I’m no gym rat, not by any means, but I’ve been lifting weights regularly now for over a year, for 3-5 hours a week. Not a ton, but WAY more than the average person. I’ve watched and felt my strength increase. I’ve been amazed at my newfound ability to push myself, to develop greater discipline and control over not only my body but also my mind. The gym has become a forge, a place to develop what Henry Rollins called “the iron mind.”
Sisyphus, Titian, 1548
Pitting one’s body against seemingly immovable and inhuman forces—the iron of the gym, the pitted concrete of the road, the shifting sands of the beach—is to partake in the deeply human experience of “struggle.” To struggle against forces which we cannot see, understand, or seemingly move.
Pumping iron is Sisyphus-ean.
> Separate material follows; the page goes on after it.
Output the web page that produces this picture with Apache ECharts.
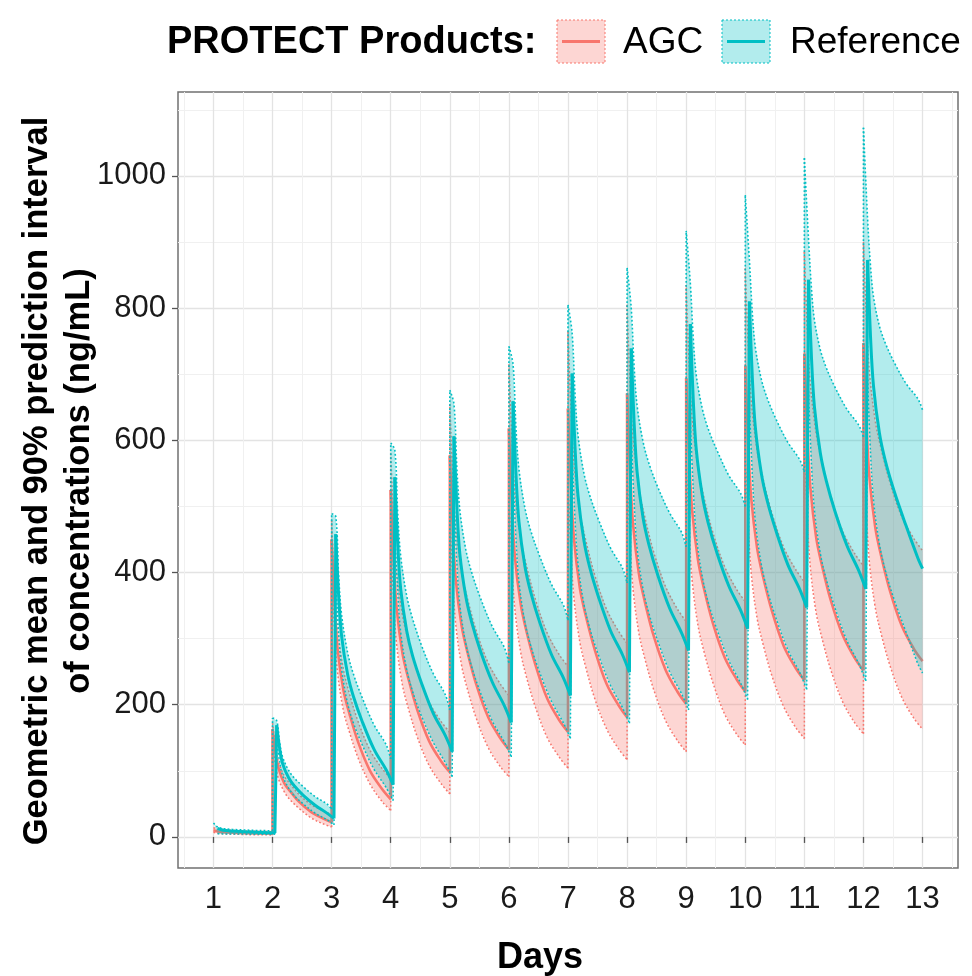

It has no end, no finishing line. There is no point at which you are “finished” lifting weights, or “done” running. Each workout only prepares you for the next. Each set is a precursor to that which will come after. Each mile is a prelude to the mile that follows.
Ultimately, death will put an end to this struggle, rendering it meaningless, but the very act of struggling, with the knowledge that death and time will erase our “gains,” is what makes exercise a deeply human activity and, inversely, rendering it meaningful.